I spoke with Ann at Panasonic tech support. She said the tc-p42x5 does not support discrete on and off remote codes. :-( I explained why having these would be useful. She said she would put in a request to add them in a future firmware update. Of course, I'm doubtful Panasonic will ever add these codes to the firmware, especially since this is their cheapest, no frills, plasma tv. As with all Pana plasmas, it does provide a great picture and it is (almost) perfect for my bedroom.


----------



## Rich (Feb 22, 2007)

kokishin said:


> I spoke with Ann at Panasonic tech support. She said the tc-p42x5 does not support discrete on and off remote codes. :-( I explained why having these would be useful. She said she would put in a request to add them in a future firmware update. Of course, I'm doubtful Panasonic will ever add these codes to the firmware, especially since this is their cheapest, no frills, plasma tv. As with all Pana plasmas, it does provide a great picture and it is (almost) perfect for my bedroom.

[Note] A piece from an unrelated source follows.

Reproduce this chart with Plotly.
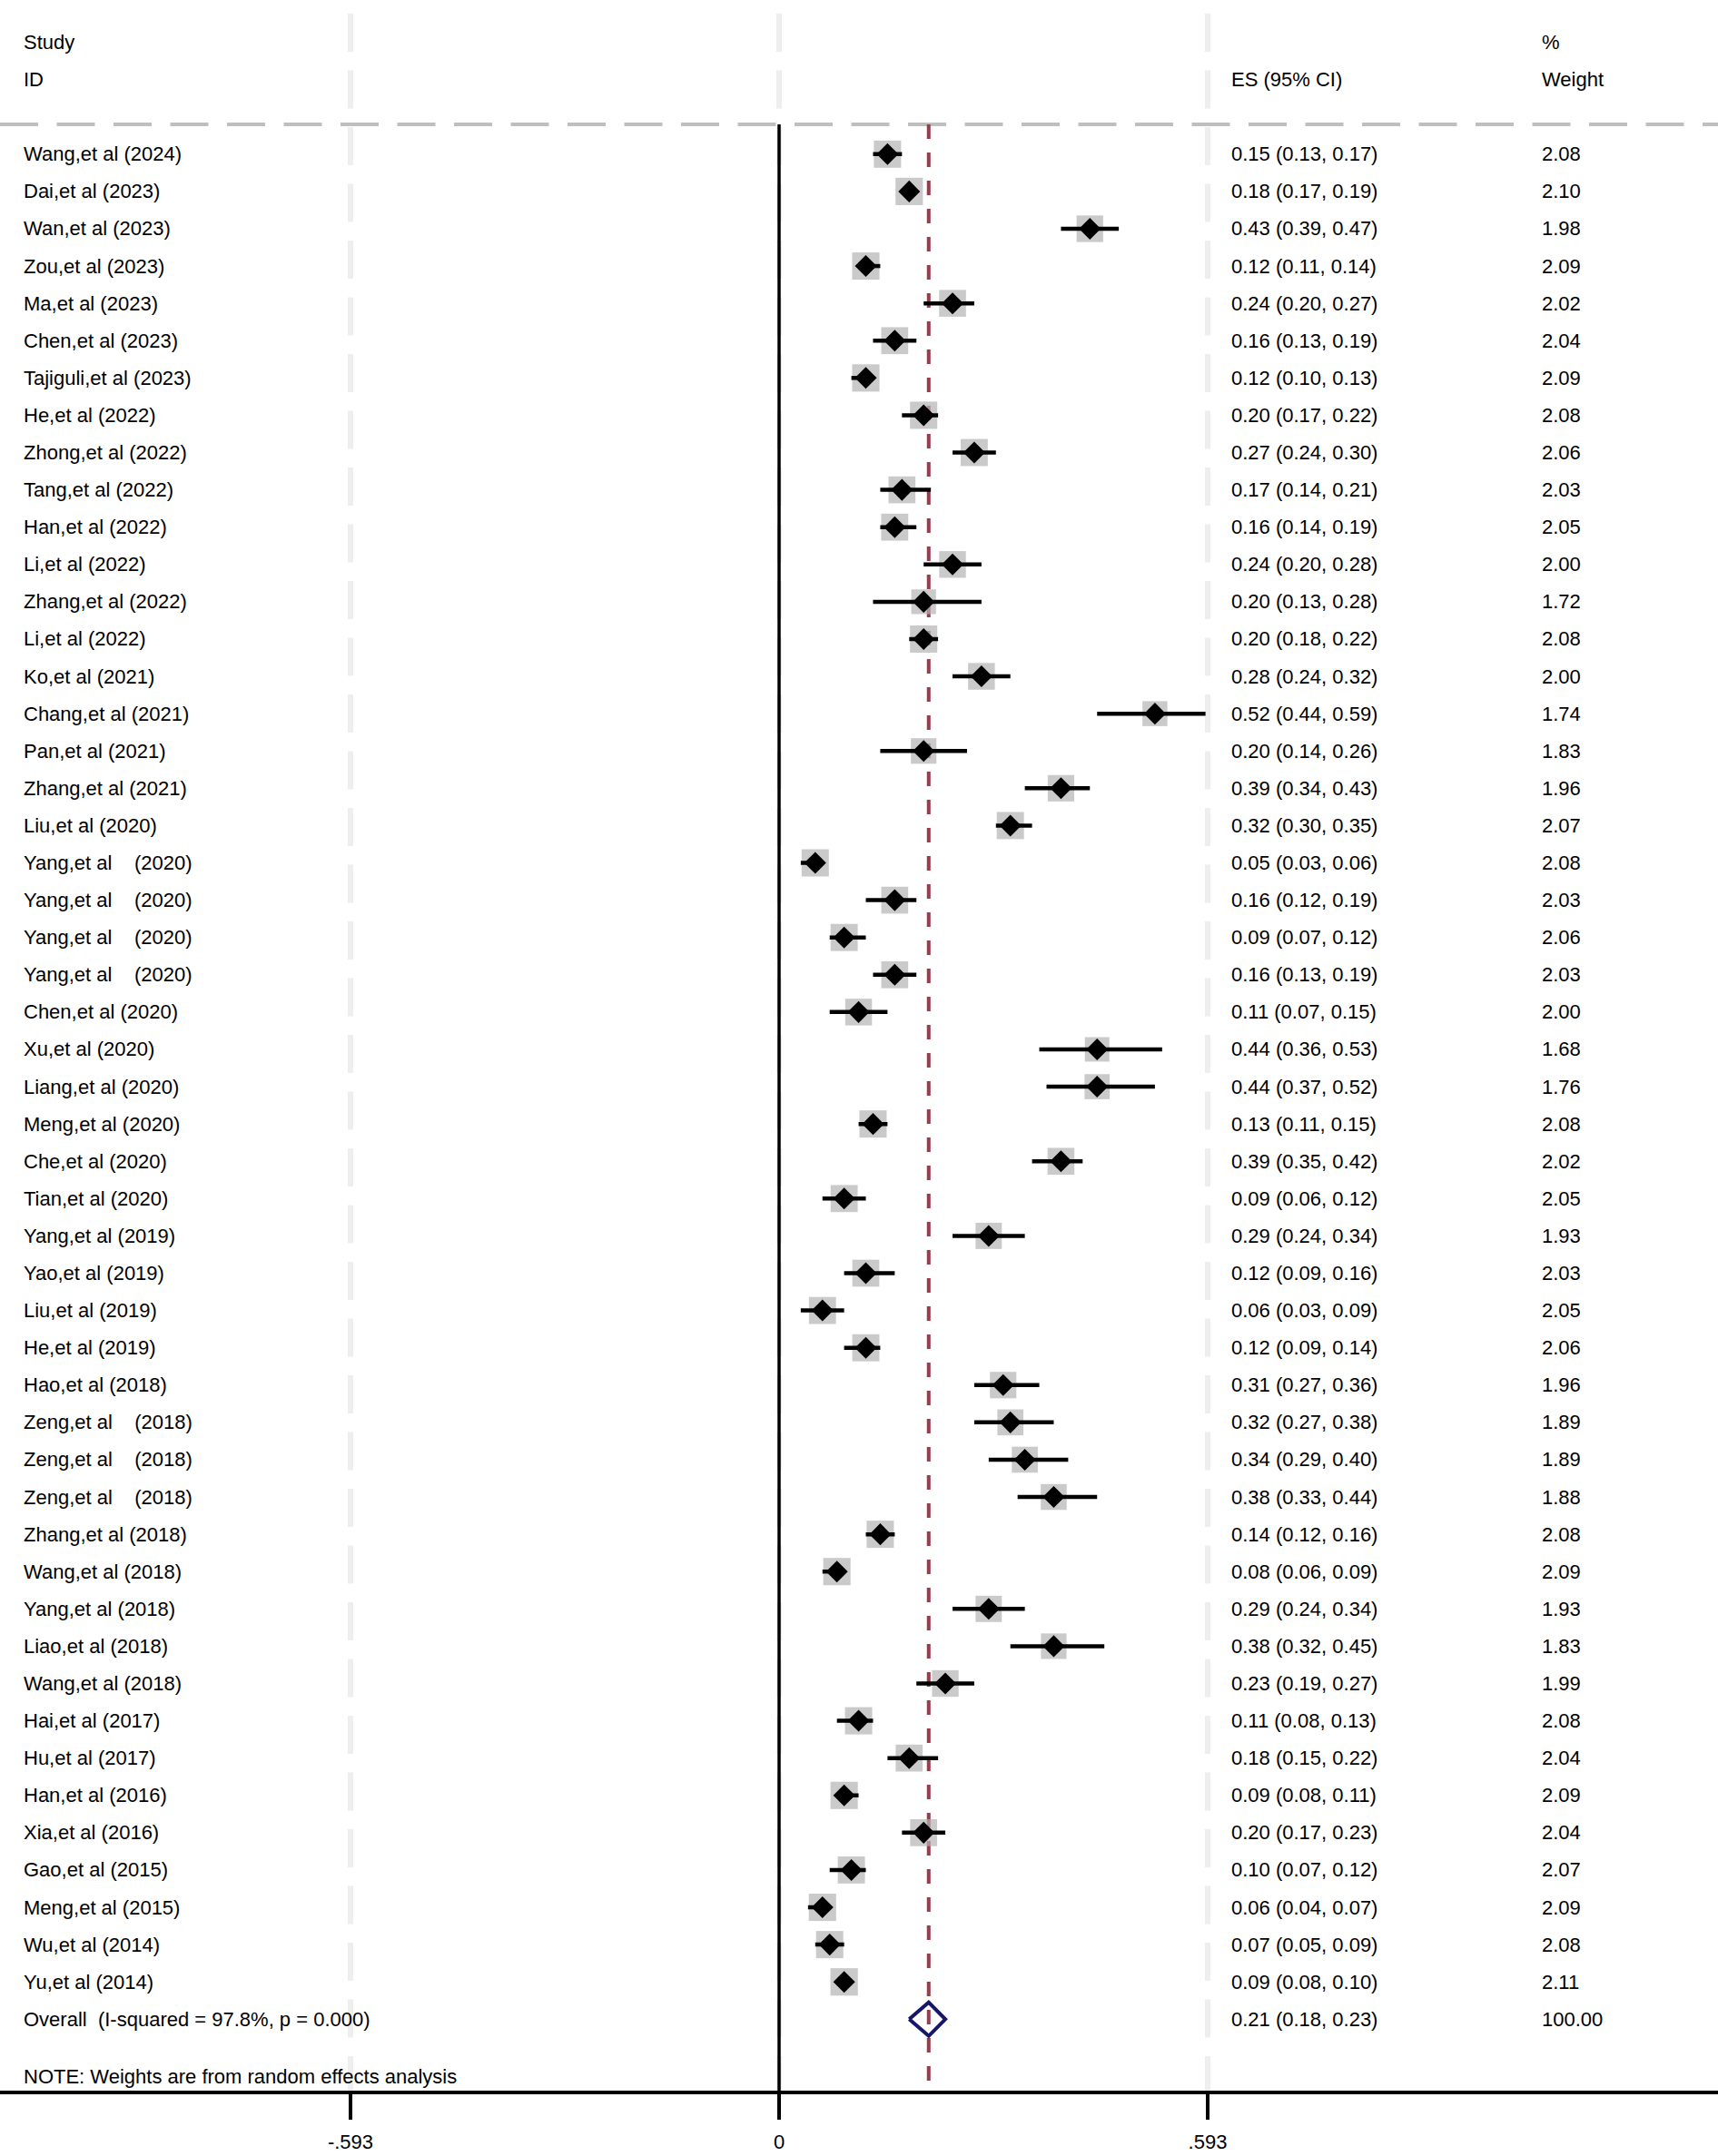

Much as I like Panny plasmas, I find their customer support to be quite lacking. What has happened is the code you need hasn't been added to the list of codes for our remotes yet. I didn't realize it was a brand new model.

If I were you, I'd send a PM to *Edmund *and see if he can help you. He's helped me several times.

Rich


----------



## kokishin (Sep 30, 2006)

Rich said:


> Much as I like Panny plasmas, I find their customer support to be quite lacking. What has happened is the code you need hasn't been added to the list of codes for our remotes yet. I didn't realize it was a brand new model.
> 
> If I were you, I'd send a PM to *Edmund *and see if he can help you. He's helped me several times.
> 
> Rich


Rich,

Just sent a PM to Edmund requesting his help. I provided the link to the start of this thread.

Thank you


----------